• _Set task_
All the data below goes into the copy word for word, but the pictures don't.
▬▬▬
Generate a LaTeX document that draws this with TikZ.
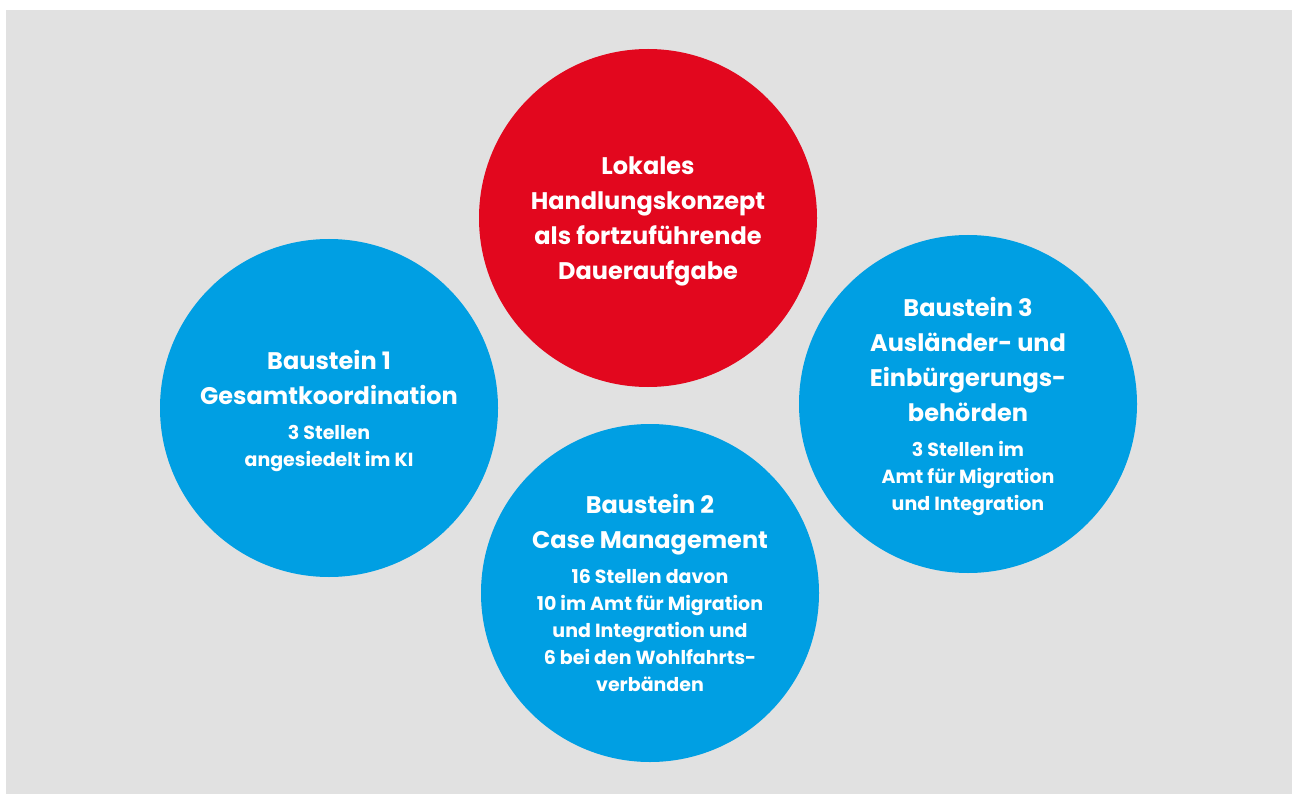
\documentclass[tikz,border=0pt]{standalone}
\usepackage{fontspec}
\setmainfont{Poppins}
\definecolor{bgGrey}{HTML}{E1E1E1}
\definecolor{kiRed}{HTML}{E2071E}
\definecolor{kiBlue}{HTML}{009FE3}
\newcommand{\bigtxt}{\fontsize{24}{35}\selectfont}
\newcommand{\smalltxt}{\fontsize{19}{27}\selectfont}
\newcommand{\nl}{\\[-8pt]}
\tikzset{
  bubble/.style={circle, minimum size=338pt, inner sep=0pt, draw=none,
    text=white, font=\bfseries\bigtxt, align=center, text depth=0pt},
  redbubble/.style={bubble, fill=kiRed},
  bluebubble/.style={bubble, fill=kiBlue},
}
\begin{document}
\begin{tikzpicture}[x=1pt,y=-1pt]
\useasboundingbox (0,0) rectangle (1292,794);
\fill[white] (0,0) rectangle (1292,794);
\fill[bgGrey] (6,10) rectangle (1292,794);
\node[redbubble] (red) at (648,218) {Lokales\\Handlungskonzept\\als fortzuführende\\Daueraufgabe};
\node[bluebubble] (b1) at (329,408) {Baustein 1\\Gesamtkoordination\\\smalltxt 3 Stellen\nl\smalltxt angesiedelt im KI};
\node[bluebubble] (b2) at (650,593) {Baustein 2\\Case Management\\\smalltxt 16 Stellen davon\nl\smalltxt 10 im Amt für Migration\nl\smalltxt und Integration und\nl\smalltxt 6 bei den Wohlfahrts-\nl\smalltxt verbänden};
\node[bluebubble] (b3) at (968,404) {Baustein 3\\Ausländer- und\\Einbürgerungs-\\behörden\\\smalltxt 3 Stellen im\nl\smalltxt Amt für Migration\nl\smalltxt und Integration};
\end{tikzpicture}
\end{document}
▬▬▬
• _Expected answer_
Generate a LaTeX document that draws this with TikZ.
\documentclass[tikz,border=0pt]{standalone}
\usepackage{fontspec}
\setmainfont{Poppins}
\definecolor{bgGrey}{HTML}{E1E1E1}
\definecolor{kiRed}{HTML}{E2071E}
\definecolor{kiBlue}{HTML}{009FE3}
\newcommand{\bigtxt}{\fontsize{24}{35}\selectfont}
\newcommand{\smalltxt}{\fontsize{19}{27}\selectfont}
\newcommand{\nl}{\\[-8pt]}
\tikzset{
  bubble/.style={circle, minimum size=338pt, inner sep=0pt, draw=none,
    text=white, font=\bfseries\bigtxt, align=center, text depth=0pt},
  redbubble/.style={bubble, fill=kiRed},
  bluebubble/.style={bubble, fill=kiBlue},
}
\begin{document}
\begin{tikzpicture}[x=1pt,y=-1pt]
\useasboundingbox (0,0) rectangle (1292,794);
\fill[white] (0,0) rectangle (1292,794);
\fill[bgGrey] (6,10) rectangle (1292,794);
\node[redbubble] (red) at (648,218) {Lokales\\Handlungskonzept\\als fortzuführende\\Daueraufgabe};
\node[bluebubble] (b1) at (329,408) {Baustein 1\\Gesamtkoordination\\\smalltxt 3 Stellen\nl\smalltxt angesiedelt im KI};
\node[bluebubble] (b2) at (650,593) {Baustein 2\\Case Management\\\smalltxt 16 Stellen davon\nl\smalltxt 10 im Amt für Migration\nl\smalltxt und Integration und\nl\smalltxt 6 bei den Wohlfahrts-\nl\smalltxt verbänden};
\node[bluebubble] (b3) at (968,404) {Baustein 3\\Ausländer- und\\Einbürgerungs-\\behörden\\\smalltxt 3 Stellen im\nl\smalltxt Amt für Migration\nl\smalltxt und Integration};
\end{tikzpicture}
\end{document}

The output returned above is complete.